At the start of the 21st century, the Secretary-General of the United Nations commands great diplomatic legitimacy, even greater media visibility, and less political power than the language of the Charter might suggest. To conduct his role effectively, he needs a vision of the higher purpose of his office and an educated awareness of its potential and its limitations. He has to be skilled at managing staff and budgets, gifted at public diplomacy (and its behind-the-scenes variant), adept at winning friends amongst Member States large and small, able to engage the loyalties of a wide array of external actors (diplomats, NGOs, business groups, journalists), and sensitive to the need not to alienate those who control his resources and vote his mandates.
He has to convince the nations of the poor and conflict-ridden South that their interests are uppermost in his mind while ensuring that he can work effectively with the wealthy and powerful North. He has to recognize the power and the prerogatives of the Security Council, especially that of its five permanent members, while staying attentive to the priorities and passions of the General Assembly. He has to present Member States with politically achievable proposals and implement the mandates that result within the means they provide him. He has to conceive and project a vision of the Organization as it should be, while administering and defending the Organization as it is.

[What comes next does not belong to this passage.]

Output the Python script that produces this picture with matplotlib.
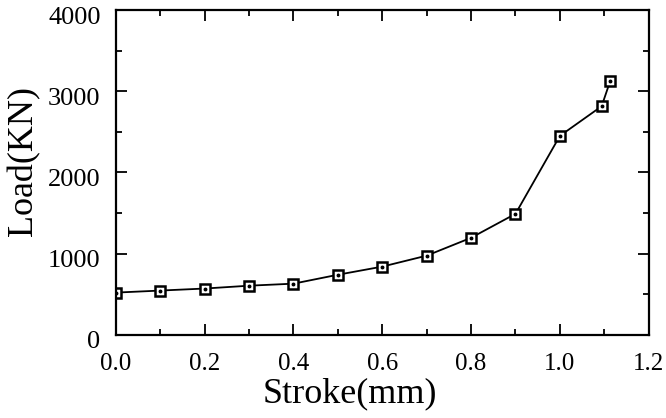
import matplotlib
matplotlib.use("Agg")
import matplotlib.pyplot as plt
from matplotlib.ticker import MultipleLocator
from matplotlib.transforms import ScaledTranslation

# data
stroke = [0.0, 0.1, 0.2, 0.3, 0.4, 0.5, 0.6, 0.7, 0.8, 0.9, 1.0, 1.094, 1.113]
load = [520, 545, 570, 605, 630, 740, 840, 975, 1195, 1490, 2450, 2815, 3120]
xticks = [0.0, 0.2, 0.4, 0.6, 0.8, 1.0, 1.2]
xticklabels = ["0.0", "0.2", "0.4", "0.6", "0.8", "1.0", "1.2"]
yticks = [0, 1000, 2000, 3000, 4000]

plt.rcParams['font.family'] = ['Liberation Serif', 'DejaVu Serif']

fig = plt.figure(figsize=(6.66, 4.18), dpi=100)
ax = fig.add_axes([0.174, 0.199, 0.8, 0.777])

ax.plot(stroke, load, color="black", lw=1.3, marker="s", ms=7,
        mfc="white", mec="black", mew=1.8)
ax.plot(stroke, load, ls="none", marker="o", ms=1.8, color="black")

ax.set_xlim(0, 1.2)
ax.set_ylim(0, 4000)
ax.set_xticks(xticks)
ax.set_xticklabels(xticklabels)
ax.set_yticks(yticks)
ax.xaxis.set_minor_locator(MultipleLocator(0.1))
ax.yaxis.set_minor_locator(MultipleLocator(500))

ax.tick_params(which="both", direction="in", top=True, right=True,
               labelsize=19, width=1.3)
ax.tick_params(axis="x", labelsize=18)
ax.tick_params(which="major", length=8)
ax.tick_params(axis="x", which="major", pad=13)
ax.tick_params(axis="y", which="major", pad=11)
ax.tick_params(which="minor", length=4)
for s in ax.spines.values():
    s.set_linewidth(1.6)

# y labels sit a bit below their ticks in the original
shift = ScaledTranslation(0, -5 / 100, fig.dpi_scale_trans)
for lab in ax.get_yticklabels():
    lab.set_transform(lab.get_transform() + shift)

ax.set_xlabel("Stroke(mm)", fontsize=26)
ax.set_ylabel("Load(KN)", fontsize=26)
ax.xaxis.set_label_coords(0.44, -0.13)
ax.yaxis.set_label_coords(-0.142, 0.535)

fig.savefig("out.png", dpi=100)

Few Secretaries-General have fulfilled all these requirements; many have been picked precisely because they did not, and could therefore be assumed to be unlikely to grow too big for their boots (the Permanent Five have no desire to see a Secretary-General capable of appealing to the world public above their heads). Still, if one were to draw a portrait of an ideal Secretary-General, this would be it. It is a different matter as to whether the world would ever get one.
And throughout the Secretary-General has to preserve a sense of the integrity and independence of his office, open to all and handmaiden to none. An impossible job indeed: it's a miracle that there are so many candidates vying for the chance to do it.